*Direction*.
Starting with the first line and ending with the line that holds "[600, 600, 600];", repeat the material exactly.

*Dataset excerpt*.

________

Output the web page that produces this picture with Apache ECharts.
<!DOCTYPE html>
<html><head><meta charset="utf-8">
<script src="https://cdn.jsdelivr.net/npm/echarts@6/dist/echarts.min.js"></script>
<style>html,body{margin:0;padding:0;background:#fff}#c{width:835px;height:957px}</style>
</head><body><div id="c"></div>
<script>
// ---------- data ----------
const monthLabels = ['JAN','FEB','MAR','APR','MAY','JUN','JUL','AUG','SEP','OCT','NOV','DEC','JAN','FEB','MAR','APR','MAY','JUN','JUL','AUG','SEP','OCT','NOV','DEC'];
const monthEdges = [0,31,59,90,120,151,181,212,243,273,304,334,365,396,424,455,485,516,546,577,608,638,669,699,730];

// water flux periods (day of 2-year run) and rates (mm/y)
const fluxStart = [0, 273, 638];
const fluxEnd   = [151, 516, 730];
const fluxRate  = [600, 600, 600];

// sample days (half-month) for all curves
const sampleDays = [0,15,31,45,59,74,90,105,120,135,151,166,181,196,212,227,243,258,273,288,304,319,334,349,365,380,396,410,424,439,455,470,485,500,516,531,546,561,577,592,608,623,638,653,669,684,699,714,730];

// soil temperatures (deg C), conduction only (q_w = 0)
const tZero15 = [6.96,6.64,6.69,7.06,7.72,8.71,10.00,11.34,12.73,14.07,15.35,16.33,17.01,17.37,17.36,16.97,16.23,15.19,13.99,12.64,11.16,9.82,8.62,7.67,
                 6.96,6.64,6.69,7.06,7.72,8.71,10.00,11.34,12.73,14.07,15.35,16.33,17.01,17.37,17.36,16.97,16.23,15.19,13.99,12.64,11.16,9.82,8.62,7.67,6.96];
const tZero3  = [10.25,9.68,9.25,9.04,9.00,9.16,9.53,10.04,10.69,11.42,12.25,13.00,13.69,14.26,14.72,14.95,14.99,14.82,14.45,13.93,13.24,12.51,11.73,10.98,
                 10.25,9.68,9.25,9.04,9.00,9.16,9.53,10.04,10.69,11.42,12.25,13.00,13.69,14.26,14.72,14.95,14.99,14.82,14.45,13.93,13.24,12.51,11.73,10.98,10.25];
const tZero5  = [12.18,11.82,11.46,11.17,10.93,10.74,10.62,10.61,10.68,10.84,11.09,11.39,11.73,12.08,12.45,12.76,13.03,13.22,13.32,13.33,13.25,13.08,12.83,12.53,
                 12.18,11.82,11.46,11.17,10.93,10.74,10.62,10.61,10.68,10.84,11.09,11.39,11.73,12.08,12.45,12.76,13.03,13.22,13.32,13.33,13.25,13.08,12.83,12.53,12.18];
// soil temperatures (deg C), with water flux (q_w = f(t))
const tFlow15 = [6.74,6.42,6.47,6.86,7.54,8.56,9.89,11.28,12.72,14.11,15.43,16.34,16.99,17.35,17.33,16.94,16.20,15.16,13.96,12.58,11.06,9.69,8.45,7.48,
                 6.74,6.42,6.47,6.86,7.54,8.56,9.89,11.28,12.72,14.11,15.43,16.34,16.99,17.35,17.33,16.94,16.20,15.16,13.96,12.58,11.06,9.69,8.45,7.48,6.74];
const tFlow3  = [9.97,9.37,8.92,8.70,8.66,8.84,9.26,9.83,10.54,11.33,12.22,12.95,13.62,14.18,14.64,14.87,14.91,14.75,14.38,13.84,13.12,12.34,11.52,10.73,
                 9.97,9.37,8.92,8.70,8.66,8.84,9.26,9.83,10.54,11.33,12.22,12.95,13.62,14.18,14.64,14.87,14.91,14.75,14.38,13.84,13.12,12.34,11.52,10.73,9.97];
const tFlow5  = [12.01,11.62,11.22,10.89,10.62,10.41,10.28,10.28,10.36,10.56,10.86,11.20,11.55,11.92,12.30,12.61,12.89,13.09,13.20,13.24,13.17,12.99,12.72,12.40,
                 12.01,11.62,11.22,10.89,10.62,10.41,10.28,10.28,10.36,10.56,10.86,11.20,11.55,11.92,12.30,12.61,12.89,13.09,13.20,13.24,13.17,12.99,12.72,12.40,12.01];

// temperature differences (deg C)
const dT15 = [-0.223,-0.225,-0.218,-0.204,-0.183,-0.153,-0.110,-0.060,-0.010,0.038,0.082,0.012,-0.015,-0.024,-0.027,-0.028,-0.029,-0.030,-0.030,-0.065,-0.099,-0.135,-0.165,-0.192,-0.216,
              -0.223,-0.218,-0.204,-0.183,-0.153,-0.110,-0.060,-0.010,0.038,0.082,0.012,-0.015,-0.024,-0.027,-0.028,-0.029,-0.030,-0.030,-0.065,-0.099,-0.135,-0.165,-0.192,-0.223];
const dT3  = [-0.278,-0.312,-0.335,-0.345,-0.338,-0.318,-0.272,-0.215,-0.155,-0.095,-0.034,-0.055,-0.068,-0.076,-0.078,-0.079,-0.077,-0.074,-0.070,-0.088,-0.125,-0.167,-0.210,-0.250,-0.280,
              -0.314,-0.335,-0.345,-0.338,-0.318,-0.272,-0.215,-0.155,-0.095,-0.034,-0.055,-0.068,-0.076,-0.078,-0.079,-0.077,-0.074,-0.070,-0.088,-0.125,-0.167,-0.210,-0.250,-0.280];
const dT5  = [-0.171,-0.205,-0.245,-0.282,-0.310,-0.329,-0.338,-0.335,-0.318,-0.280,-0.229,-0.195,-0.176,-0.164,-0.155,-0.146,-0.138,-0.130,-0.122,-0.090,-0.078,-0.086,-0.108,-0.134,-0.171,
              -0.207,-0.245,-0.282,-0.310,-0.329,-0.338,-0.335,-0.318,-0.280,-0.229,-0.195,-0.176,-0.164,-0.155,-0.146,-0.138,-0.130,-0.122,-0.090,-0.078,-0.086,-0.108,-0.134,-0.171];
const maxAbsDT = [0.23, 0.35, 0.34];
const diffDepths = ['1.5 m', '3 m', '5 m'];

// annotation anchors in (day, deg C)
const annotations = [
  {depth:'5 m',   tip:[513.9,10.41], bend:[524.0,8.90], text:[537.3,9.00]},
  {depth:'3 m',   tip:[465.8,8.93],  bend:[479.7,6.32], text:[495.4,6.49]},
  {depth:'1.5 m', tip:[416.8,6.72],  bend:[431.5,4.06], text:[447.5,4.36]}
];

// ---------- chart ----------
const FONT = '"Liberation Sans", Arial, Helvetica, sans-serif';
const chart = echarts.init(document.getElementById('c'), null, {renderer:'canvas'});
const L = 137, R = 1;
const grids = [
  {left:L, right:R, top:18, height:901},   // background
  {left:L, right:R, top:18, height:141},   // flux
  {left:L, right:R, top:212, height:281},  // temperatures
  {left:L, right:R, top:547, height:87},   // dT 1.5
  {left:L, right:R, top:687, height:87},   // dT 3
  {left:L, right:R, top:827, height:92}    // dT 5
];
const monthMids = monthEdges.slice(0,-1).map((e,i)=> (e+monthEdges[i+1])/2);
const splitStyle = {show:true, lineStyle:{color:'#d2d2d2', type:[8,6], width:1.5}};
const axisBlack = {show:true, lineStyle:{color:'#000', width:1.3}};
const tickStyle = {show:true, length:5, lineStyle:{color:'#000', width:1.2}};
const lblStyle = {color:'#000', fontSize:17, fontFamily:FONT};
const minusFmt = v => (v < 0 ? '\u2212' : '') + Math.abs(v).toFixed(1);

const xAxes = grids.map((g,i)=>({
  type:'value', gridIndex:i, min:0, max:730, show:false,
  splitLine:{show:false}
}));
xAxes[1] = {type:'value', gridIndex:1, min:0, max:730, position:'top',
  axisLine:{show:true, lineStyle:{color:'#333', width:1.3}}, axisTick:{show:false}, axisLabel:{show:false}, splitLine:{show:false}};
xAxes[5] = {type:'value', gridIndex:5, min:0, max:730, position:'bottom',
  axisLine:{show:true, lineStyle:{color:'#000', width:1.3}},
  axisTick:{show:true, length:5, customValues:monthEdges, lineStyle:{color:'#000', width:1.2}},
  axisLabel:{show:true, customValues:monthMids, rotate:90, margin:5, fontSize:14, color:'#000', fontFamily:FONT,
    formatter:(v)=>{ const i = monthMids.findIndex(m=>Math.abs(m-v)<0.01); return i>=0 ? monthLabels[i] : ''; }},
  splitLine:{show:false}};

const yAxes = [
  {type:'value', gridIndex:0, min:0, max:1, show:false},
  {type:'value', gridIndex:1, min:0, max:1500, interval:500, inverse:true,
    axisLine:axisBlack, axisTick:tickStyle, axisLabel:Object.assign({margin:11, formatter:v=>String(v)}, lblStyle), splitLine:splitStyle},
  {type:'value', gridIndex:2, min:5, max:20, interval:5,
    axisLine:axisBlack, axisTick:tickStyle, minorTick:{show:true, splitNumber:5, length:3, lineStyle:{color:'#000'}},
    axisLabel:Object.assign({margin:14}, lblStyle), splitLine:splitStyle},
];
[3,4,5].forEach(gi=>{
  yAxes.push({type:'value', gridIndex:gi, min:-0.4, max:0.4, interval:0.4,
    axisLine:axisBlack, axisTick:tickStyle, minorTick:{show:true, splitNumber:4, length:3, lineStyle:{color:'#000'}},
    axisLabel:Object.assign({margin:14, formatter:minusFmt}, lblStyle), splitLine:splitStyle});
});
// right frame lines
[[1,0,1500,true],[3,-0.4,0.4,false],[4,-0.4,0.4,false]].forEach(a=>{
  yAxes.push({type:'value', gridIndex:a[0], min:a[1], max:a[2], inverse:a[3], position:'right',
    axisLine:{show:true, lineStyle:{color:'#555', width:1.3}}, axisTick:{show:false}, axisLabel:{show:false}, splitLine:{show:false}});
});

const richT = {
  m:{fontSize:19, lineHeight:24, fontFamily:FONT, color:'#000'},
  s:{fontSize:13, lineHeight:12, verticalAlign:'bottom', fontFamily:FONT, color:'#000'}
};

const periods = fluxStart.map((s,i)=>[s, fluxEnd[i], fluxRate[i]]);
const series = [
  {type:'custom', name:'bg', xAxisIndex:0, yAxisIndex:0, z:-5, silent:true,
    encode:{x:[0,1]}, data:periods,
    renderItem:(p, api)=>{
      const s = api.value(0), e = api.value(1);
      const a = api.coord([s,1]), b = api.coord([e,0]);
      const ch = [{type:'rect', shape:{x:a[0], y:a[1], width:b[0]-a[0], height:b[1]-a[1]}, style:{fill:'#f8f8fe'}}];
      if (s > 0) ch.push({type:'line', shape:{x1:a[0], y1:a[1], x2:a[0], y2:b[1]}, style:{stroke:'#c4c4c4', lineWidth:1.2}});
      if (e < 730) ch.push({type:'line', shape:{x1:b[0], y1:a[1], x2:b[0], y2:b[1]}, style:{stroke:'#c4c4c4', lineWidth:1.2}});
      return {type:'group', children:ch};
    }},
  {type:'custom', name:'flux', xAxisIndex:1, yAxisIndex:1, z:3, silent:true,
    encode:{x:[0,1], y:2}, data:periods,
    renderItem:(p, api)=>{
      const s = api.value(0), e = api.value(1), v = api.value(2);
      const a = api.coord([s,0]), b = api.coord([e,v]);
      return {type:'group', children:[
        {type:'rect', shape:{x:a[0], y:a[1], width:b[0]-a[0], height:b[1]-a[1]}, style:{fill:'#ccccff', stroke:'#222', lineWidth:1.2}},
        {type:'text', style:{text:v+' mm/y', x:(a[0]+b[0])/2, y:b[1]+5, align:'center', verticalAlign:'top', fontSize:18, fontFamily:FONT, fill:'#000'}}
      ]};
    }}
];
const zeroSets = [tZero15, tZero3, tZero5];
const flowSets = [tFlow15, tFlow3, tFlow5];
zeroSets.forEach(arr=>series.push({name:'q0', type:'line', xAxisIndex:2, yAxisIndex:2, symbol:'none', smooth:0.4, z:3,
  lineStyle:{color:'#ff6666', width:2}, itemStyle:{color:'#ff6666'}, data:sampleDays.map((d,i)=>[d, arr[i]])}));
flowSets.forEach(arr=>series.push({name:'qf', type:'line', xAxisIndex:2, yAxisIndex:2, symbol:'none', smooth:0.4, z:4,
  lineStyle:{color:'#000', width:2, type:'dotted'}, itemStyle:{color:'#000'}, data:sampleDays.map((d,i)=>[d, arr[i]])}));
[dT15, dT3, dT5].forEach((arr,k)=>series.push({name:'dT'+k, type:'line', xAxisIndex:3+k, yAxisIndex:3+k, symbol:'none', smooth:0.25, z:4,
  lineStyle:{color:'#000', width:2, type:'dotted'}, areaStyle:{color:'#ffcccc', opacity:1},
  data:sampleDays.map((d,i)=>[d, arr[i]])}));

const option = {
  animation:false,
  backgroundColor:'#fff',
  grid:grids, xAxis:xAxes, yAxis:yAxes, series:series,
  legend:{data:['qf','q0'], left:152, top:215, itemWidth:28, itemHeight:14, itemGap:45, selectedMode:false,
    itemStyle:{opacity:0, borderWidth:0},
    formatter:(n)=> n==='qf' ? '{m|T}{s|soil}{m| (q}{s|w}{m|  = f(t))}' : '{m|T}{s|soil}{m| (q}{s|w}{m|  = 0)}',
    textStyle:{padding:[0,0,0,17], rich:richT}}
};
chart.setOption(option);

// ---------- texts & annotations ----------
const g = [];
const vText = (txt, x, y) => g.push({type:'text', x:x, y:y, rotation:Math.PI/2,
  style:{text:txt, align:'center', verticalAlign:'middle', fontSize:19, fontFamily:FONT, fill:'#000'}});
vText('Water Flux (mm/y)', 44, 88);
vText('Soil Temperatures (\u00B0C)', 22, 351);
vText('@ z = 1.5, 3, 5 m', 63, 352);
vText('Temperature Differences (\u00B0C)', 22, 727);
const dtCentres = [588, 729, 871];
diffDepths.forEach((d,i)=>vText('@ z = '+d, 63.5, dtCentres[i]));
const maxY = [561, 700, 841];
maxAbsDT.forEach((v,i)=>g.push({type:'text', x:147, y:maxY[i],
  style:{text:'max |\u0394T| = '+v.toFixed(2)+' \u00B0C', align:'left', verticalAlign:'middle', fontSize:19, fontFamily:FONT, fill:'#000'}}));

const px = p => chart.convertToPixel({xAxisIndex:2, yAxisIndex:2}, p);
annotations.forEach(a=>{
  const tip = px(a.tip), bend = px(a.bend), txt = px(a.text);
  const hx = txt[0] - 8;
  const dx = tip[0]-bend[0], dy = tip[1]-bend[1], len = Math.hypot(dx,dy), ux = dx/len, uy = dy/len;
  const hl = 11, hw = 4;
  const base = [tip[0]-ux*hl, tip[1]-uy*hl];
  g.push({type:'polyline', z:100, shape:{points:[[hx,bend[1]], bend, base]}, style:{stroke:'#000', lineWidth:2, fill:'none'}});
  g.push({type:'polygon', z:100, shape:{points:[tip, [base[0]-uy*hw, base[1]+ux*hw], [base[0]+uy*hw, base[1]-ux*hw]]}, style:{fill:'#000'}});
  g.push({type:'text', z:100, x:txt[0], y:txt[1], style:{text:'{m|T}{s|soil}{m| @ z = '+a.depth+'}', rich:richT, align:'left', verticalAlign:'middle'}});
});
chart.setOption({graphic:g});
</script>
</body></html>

________

*Written answer*.
Output the web page that produces this picture with Apache ECharts.
<!DOCTYPE html>
<html><head><meta charset="utf-8">
<script src="https://cdn.jsdelivr.net/npm/echarts@6/dist/echarts.min.js"></script>
<style>html,body{margin:0;padding:0;background:#fff}#c{width:835px;height:957px}</style>
</head><body><div id="c"></div>
<script>
// ---------- data ----------
const monthLabels = ['JAN','FEB','MAR','APR','MAY','JUN','JUL','AUG','SEP','OCT','NOV','DEC','JAN','FEB','MAR','APR','MAY','JUN','JUL','AUG','SEP','OCT','NOV','DEC'];
const monthEdges = [0,31,59,90,120,151,181,212,243,273,304,334,365,396,424,455,485,516,546,577,608,638,669,699,730];

// water flux periods (day of 2-year run) and rates (mm/y)
const fluxStart = [0, 273, 638];
const fluxEnd   = [151, 516, 730];
const fluxRate  = [600, 600, 600];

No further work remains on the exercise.